Scríbhneoir ar leith é Colin Ryan atá lonnaithe in Melbourne agus an Ghaeilge roghnaithe aige mar mheán liteartha. Tugann sé blas Astrálach di. Tógadh faoin tuaith é in Oirdheisceart na hAstráile, áit ar lonnaigh a shinsir sna 1860í. Baineann a chuid gearrscéalta le ridirí an bhóthair, coirpigh, saighdiúirí, na mairbh, daoine atá ar iarraidh, daoine a bhfuil daoine eile á lorg acu agus daoine a bhfuiltear sa tóir orthu. Baineann na dánta sa leabhar Corraí na Nathrach le hiarsmaí an choilíneachais, leis an stair agus leis an tírdhreach.
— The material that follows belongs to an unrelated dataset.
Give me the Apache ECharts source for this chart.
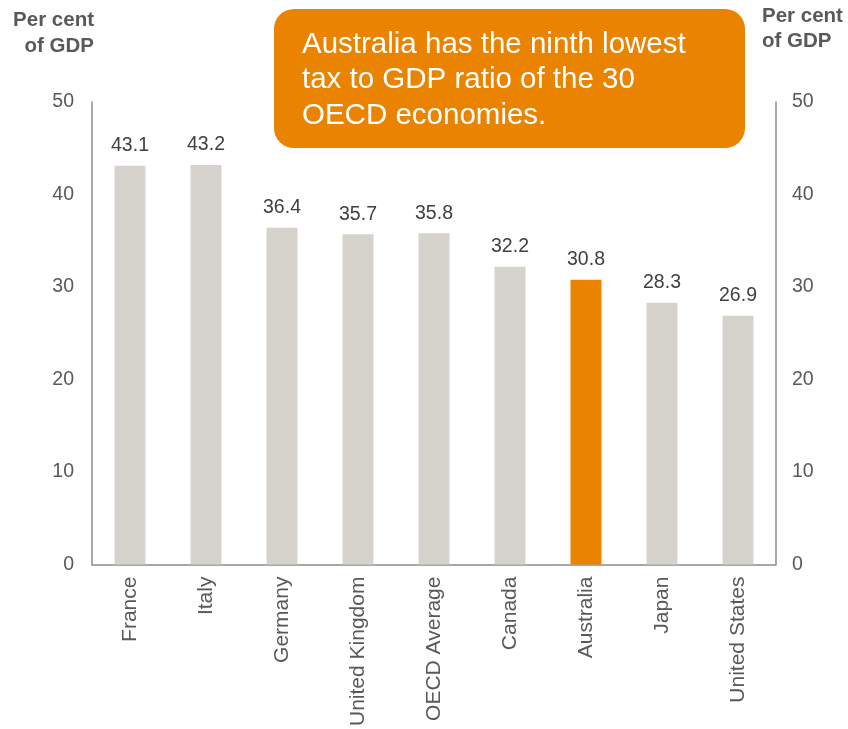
<!DOCTYPE html>
<html><head><meta charset="utf-8">
<script src="https://cdn.jsdelivr.net/npm/echarts@6/dist/echarts.min.js"></script>
<style>html,body{margin:0;padding:0;background:#fff}#c{width:848px;height:729px}</style>
</head><body><div id="c"></div>
<script>
const categories = ['France','Italy','Germany','United Kingdom','OECD Average','Canada','Australia','Japan','United States'];
const values = [43.1, 43.2, 36.4, 35.7, 35.8, 32.2, 30.8, 28.3, 26.9];
const highlight = 'Australia';
const axisTitle = 'Per cent\nof GDP';
const note = 'Australia has the ninth lowest\ntax to GDP ratio of the 30\nOECD economies.';

const FONT = '"Liberation Sans", Arial, sans-serif';
const chart = echarts.init(document.getElementById('c'));
const axisCommon = {
  type: 'value', min: 0, max: 50, interval: 10,
  splitLine: { show: false },
  axisTick: { show: false },
  axisLine: { show: true, lineStyle: { color: '#8c8c8c', width: 1.5 } },
  axisLabel: { color: '#595959', fontSize: 19.5, fontFamily: FONT, margin: 18 }
};
chart.setOption({
  animation: false,
  textStyle: { fontFamily: FONT },
  grid: { left: 92, right: 72, top: 102, bottom: 164, containLabel: false },
  xAxis: {
    type: 'category', data: categories,
    axisTick: { show: false },
    axisLine: { lineStyle: { color: '#8c8c8c', width: 1.5 } },
    axisLabel: { rotate: 90, color: '#595959', fontSize: 21, fontFamily: FONT, margin: 12, interval: 0 }
  },
  yAxis: [
    Object.assign({}, axisCommon, { position: 'left' }),
    Object.assign({}, axisCommon, { position: 'right', axisLabel: Object.assign({}, axisCommon.axisLabel, { margin: 16 }) })
  ],
  series: [{
    type: 'bar', barWidth: 31,
    data: values.map((v, i) => ({ value: v, itemStyle: { color: categories[i] === highlight ? '#E98300' : '#D5D3CB' } })),
    label: { show: true, position: 'top', distance: 10, color: '#404040', fontSize: 19.5, fontFamily: FONT, formatter: p => p.value.toFixed(1) }
  }],
  graphic: [
    { type: 'text', x: 94, y: 33, style: { text: axisTitle, fill: '#595959', font: 'bold 20.5px ' + FONT, align: 'right', verticalAlign: 'middle', lineHeight: 26 } },
    { type: 'text', x: 762, y: 29, style: { text: axisTitle, fill: '#595959', font: 'bold 20.5px ' + FONT, align: 'left', verticalAlign: 'middle', lineHeight: 25 } },
    { type: 'rect', shape: { x: 274, y: 9, width: 471, height: 139, r: 20 }, style: { fill: '#E98300' } },
    { type: 'text', x: 302, y: 80, style: { text: note, fill: '#ffffff', font: '29.5px ' + FONT, verticalAlign: 'middle', lineHeight: 35.5 } }
  ]
});
</script></body></html>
Is file, úrscéalaí, ceoltóir agus físealaíontóir é Diarmuid Johnson. Tá cáil ar na hathinsintí atá déanta aige ar sheanscéalta, an leabhar is déanaí acu Éadaoin, ceann de mhórscéalta grá an domhain. Baineann an leabhar Seacht dTír, Seacht dTeanga lena chuid taistil mar cheoltóir fáin sa Pholainn, staidéar sa Ghearmáin agus a chinniúint á lorg aige sa Róimh agus sa Bhruiséil; saol ar an imeall, saol éigse agus ceoil.
In this latest of IMRAM’s series of interviews with leading writers, Tristan Rosenstock talks to three Irish language writers working outside of Ireland. Launched and available online from Friday 10 December onwards.
Julie Breathnach-Banwait is a psychologist, poet, writer and mother from Ceantar na n-Oileán in Conamara, She has lived in Western Australia with her husband and her son for over a decade. Of Irish, she has says ‘The language owns me. It has made me who I am. It cannot be pulled from me or me from it. We are stitched and woven together on the complex tapestry of the mind.’ She describes herself as a Pysch-Poet, and in her first collection Dánta Póca, her incantatory poems explore the emotional realms where the physical meets the psychological.
Colin Ryan is a unique writer based in Melbourne, who has chosen Irish as his literary language and gives it a unique Australian twist. He was raised in the south-east rural Australia, where his Irish ancestors first settle in the 1860s. settled but now lives in Melbourne. His short stories touch on travellers, criminals, soldiers, the dead, people who have gone missing, people who are searching for others, and those who are being searched for. His poems in Corraí na Nathrach are haunting explorations of colonialism, history and landscape.
Diarmuid Johnson is a poet, novelist, musician and visual artist. He has just finished the critically acclaimed Tara Trilogy, a creative exploration of old Irish literature with Éadaoin, one of the most famous of Gaelic love stories. His latest book is Seacht dTír, Seacht dTeanga, a travel memoir that tells of his life wandering Poland as a traditional musician, studying in Germany, and seeking his destiny in Rome and Brussels – and a story of life on the margins, one of poetry and song.